On March 24, 2026, financial markets were heavily influenced by conflicting narratives surrounding the US-Iran conflict. President Trump continued to claim productive peace negotiations, while Iran maintained a combative stance through online messaging. Meanwhile, the US deployed fresh troops to the Middle East, signaling potential escalation and keeping market sentiment fragile and risk-off [1]. Equities initially dropped by nearly 1%, but pared losses after reports suggested possible high-level peace talks could occur as soon as Thursday. However, Tehran had not yet responded to these reports, leaving uncertainty in the market [1].
WTI crude prices surged due to persistent supply fears related to the Strait of Hormuz, reflecting heightened geopolitical risk. Treasury yields climbed, and the US dollar emerged as the best-performing major currency for the day, underscoring a flight to safety amid global uncertainty [1].
Key economic data released included the US S&P Global Manufacturing PMI Flash for March 2026 at 52.4 (above the 50.2 forecast and previous 51.6), and the US S&P Global Services PMI Flash at 51.1 (above the 50.4 forecast but below the previous 51.7). The US ADP Employment Change Weekly for March 7, 2026, was 10.0k, up from 9.0k previously. US Nonfarm Productivity Final for December 31, 2025, came in at 1.8% q/q (below the 2.8% forecast and previous 4.9%), while US Unit Labor Costs were 4.4% (above the 2.8% forecast and previous -1.9%) [1].

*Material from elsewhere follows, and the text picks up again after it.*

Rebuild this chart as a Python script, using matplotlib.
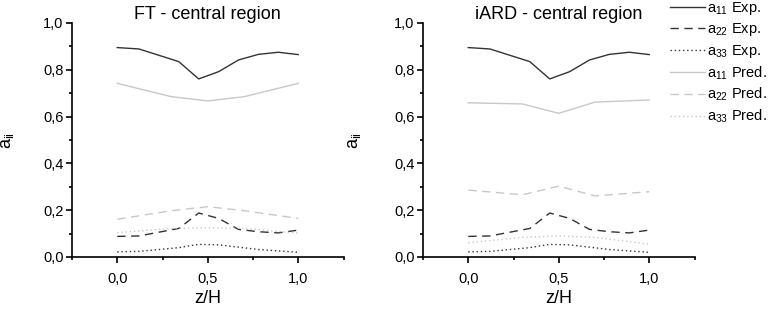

Swiss National Bank Chairman Schlegel stated that the SNB is prepared to intervene in the currency market to dampen appreciation pressure on the franc, highlighting central bank vigilance amid volatile currency movements [1].
CONCLUSION
Geopolitical tensions between the US and Iran drove risk-off sentiment, boosting the US dollar and crude prices while equities recovered from early losses. Market participants remain cautious, awaiting further developments on potential peace talks. Central banks, such as the SNB, are prepared to act in response to currency volatility, underscoring the heightened uncertainty in global markets.